> [WRITTEN REQUEST] Count every line in the entries that follow where the word "this" appears, then state only the total.

-- START DATA TO USE --

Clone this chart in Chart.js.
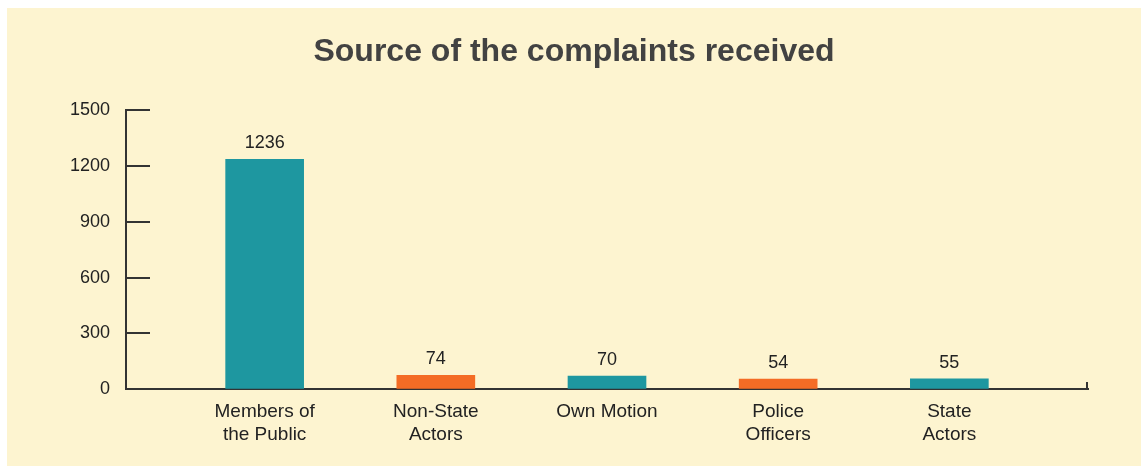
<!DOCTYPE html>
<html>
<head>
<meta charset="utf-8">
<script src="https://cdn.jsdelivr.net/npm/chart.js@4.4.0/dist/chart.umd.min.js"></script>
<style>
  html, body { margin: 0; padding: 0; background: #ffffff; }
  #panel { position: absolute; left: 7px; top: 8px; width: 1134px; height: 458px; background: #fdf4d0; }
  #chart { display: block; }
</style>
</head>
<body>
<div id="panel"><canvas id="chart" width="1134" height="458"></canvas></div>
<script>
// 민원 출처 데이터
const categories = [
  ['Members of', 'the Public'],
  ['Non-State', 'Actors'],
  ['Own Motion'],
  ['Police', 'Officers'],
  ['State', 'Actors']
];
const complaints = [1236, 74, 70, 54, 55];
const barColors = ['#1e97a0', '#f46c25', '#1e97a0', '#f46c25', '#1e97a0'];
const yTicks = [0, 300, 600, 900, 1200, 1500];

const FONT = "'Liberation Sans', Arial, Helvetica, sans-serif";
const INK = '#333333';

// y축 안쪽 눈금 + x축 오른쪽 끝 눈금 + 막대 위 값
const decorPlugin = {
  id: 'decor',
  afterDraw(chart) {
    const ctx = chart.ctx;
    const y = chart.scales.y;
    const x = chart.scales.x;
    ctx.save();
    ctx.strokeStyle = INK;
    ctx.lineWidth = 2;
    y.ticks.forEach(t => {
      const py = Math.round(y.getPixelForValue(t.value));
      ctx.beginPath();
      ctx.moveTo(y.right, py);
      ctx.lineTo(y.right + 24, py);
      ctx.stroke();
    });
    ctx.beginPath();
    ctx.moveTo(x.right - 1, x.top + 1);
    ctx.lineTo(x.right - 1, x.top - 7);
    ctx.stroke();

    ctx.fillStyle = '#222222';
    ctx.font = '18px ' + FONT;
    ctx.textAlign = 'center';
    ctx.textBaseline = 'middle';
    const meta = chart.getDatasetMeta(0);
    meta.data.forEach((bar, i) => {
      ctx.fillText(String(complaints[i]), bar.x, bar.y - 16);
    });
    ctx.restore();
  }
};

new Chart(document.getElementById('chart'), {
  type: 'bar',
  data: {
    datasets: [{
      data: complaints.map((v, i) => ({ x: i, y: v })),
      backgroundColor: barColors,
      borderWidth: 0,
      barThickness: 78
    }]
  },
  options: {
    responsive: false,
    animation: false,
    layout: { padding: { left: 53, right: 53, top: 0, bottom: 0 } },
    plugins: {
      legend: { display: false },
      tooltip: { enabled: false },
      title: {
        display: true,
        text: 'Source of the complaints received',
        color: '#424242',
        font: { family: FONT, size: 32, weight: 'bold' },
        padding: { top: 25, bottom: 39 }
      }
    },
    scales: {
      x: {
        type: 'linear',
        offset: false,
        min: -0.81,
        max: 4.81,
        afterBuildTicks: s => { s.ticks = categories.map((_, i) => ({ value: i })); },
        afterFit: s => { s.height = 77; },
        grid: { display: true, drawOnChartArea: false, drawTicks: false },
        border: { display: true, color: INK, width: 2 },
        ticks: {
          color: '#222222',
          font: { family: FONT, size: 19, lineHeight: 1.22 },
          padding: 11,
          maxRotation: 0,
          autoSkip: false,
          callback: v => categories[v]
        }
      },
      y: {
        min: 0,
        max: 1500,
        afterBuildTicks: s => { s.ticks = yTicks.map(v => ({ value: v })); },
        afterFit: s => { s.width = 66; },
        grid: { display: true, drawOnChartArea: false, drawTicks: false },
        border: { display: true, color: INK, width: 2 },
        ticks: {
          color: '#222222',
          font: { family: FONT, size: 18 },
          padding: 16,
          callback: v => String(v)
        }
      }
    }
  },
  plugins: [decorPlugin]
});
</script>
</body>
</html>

-- END DATA TO USE --
-- START DATA TO USE --

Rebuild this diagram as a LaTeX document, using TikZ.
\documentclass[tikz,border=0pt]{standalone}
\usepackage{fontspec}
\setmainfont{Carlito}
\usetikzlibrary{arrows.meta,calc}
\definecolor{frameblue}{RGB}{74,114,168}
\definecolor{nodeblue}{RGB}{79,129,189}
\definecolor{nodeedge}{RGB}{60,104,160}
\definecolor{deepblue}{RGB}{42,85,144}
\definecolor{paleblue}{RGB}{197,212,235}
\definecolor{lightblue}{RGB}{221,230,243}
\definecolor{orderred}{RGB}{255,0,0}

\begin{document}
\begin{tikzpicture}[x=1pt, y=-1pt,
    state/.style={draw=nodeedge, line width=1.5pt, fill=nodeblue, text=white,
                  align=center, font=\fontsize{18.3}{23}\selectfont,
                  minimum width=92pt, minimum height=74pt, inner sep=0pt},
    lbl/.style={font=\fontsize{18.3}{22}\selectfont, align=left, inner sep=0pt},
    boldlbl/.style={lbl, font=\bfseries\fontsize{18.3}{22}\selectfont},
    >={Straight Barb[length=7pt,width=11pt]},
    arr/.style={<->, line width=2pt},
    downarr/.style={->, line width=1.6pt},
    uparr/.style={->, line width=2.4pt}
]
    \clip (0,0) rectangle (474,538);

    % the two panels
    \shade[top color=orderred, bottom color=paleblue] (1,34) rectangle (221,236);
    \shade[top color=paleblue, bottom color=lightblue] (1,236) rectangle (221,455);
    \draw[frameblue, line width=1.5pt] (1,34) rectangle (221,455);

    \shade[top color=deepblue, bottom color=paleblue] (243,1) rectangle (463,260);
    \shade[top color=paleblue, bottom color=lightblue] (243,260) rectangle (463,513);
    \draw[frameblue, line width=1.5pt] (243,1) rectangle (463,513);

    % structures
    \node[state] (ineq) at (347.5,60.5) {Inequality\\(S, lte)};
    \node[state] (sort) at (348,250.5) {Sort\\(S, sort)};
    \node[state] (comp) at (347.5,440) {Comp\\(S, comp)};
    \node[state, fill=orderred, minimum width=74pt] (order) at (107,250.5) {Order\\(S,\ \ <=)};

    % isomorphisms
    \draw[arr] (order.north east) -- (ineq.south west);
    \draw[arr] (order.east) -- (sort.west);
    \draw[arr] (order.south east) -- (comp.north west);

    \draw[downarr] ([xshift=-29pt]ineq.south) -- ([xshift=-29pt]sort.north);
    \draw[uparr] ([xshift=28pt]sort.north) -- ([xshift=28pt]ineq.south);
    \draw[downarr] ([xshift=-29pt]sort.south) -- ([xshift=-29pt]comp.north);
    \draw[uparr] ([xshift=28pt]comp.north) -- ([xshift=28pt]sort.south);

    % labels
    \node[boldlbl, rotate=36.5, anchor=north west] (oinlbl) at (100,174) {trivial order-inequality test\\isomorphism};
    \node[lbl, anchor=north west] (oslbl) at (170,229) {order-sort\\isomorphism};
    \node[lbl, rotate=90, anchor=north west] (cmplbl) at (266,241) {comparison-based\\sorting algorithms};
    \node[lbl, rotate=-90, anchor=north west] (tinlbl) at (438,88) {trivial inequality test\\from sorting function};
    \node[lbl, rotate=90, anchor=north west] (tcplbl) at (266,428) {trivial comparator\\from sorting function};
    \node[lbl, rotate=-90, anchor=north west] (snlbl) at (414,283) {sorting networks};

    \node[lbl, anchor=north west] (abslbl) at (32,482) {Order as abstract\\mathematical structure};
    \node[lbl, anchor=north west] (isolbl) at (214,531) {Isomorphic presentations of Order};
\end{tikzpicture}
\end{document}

-- END DATA TO USE --

> [WRITTEN ANSWER] 2